Evolution of innermost stable circular orbit and light ring of a charged black hole induced by the scalarization

TL;DR

This study uses nonlinear simulations to analyze how the innermost stable circular orbit and light ring of a charged black hole evolve during dynamical scalarization, revealing increases in their radii.

Contribution

It introduces a dynamic analysis of ISCO and light ring evolution during black hole scalarization within Einstein-Maxwell-dilaton theory.

Findings

ISCO and light ring radii increase during scalarization

The evolution is tracked through time-dependent effective potentials

Results enhance understanding of black hole scalarization dynamics

Abstract

In this paper, we investigate the dynamical evolution of the innermost stable circular orbit (ISCO) and light ring of a charged black hole during dynamical scalarization. This is achieved through nonlinear simulations within the framework of the Einstein-Maxwell-dilaton theory.

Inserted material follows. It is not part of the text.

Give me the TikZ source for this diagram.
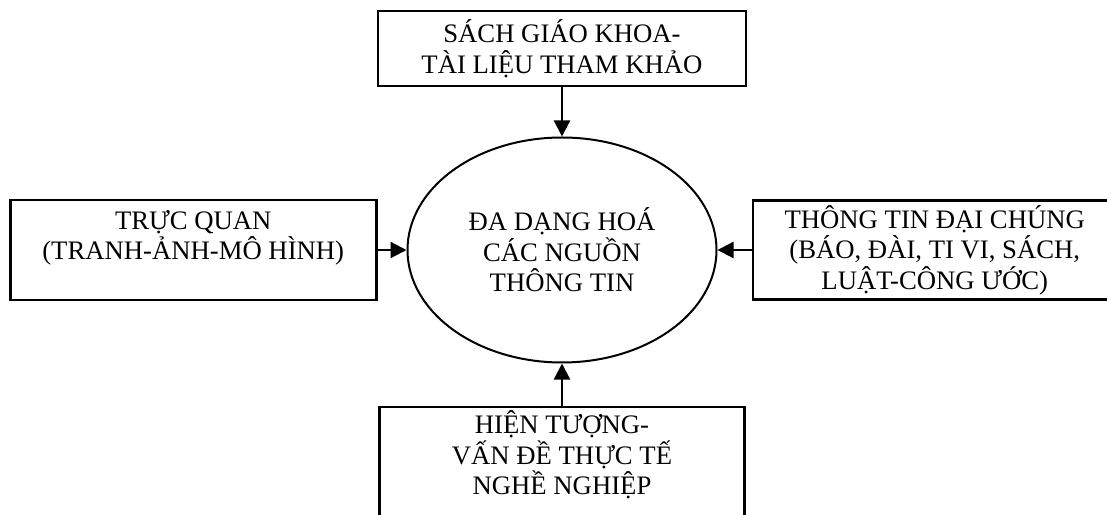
\documentclass[tikz,border=0pt]{standalone}
\usepackage{fontspec}
\setmainfont{Liberation Serif}
\usetikzlibrary{positioning,arrows.meta,shapes.geometric}
\begin{document}
\begin{tikzpicture}[x=1pt, y=1pt, node distance={30pt}, main/.style = {draw, rectangle, line width=2.5pt, inner sep=0pt, align=center, font=\fontsize{26.7}{30.5}\selectfont}, src/.style = {-{Triangle[length=16pt,width=16pt]}, line width=2.2pt}]
  \useasboundingbox (0,0) rectangle (1107,514);
  \clip (0,0) rectangle (1107,514);
  \node[draw, ellipse, line width=2pt, inner sep=0pt, minimum width=309pt, minimum height=225pt, align=center, font=\fontsize{26.7}{30.5}\selectfont] (centre) at (562,264) {ĐA DẠNG HOÁ\\CÁC NGUỒN\\THÔNG TIN};
  \node[main, minimum width=368pt, minimum height=75pt] (sgk) [above=49pt of centre] {SÁCH GIÁO KHOA-\\TÀI LIỆU THAM KHẢO};
  \node[main, minimum width=366pt, minimum height=100pt] (trucquan) [left=29pt of centre] {TRỰC QUAN\\(TRANH-ẢNH-MÔ HÌNH)\\\mbox{}};
  \node[main, minimum width=364pt, minimum height=99pt] (thongtin) [right=34pt of centre] {THÔNG TIN ĐẠI CHÚNG\\(BÁO, ĐÀI, TI VI, SÁCH,\\LUẬT-CÔNG ƯỚC)};
  \node[main, minimum width=365pt, minimum height=112pt, text depth=20pt] (hientuong) [below=42pt of centre] {HIỆN TƯỢNG-\\VẤN ĐỀ THỰC TẾ\\NGHỀ NGHIỆP};
  \draw[src] (sgk) -- (centre);
  \draw[src] (trucquan) -- (centre);
  \draw[src] (thongtin) -- (centre);
  \draw[src] (hientuong) -- (centre);
\end{tikzpicture}
\end{document}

Using the time-dependent metric derived from these simulations, we compute the radial effective potentials for timelike and null geodesics as functions of time. Our results demonstrate how the ISCO and light ring evolve as a hairless charged black hole transitions to a scalarized state. We find that dynamical scalarization induces an increase in the areal radii of both the ISCO and light ring. These findings provide new insights into black hole scalarization, particularly regarding the temporal evolution of the ISCO and light ring in a dynamically evolving spacetime.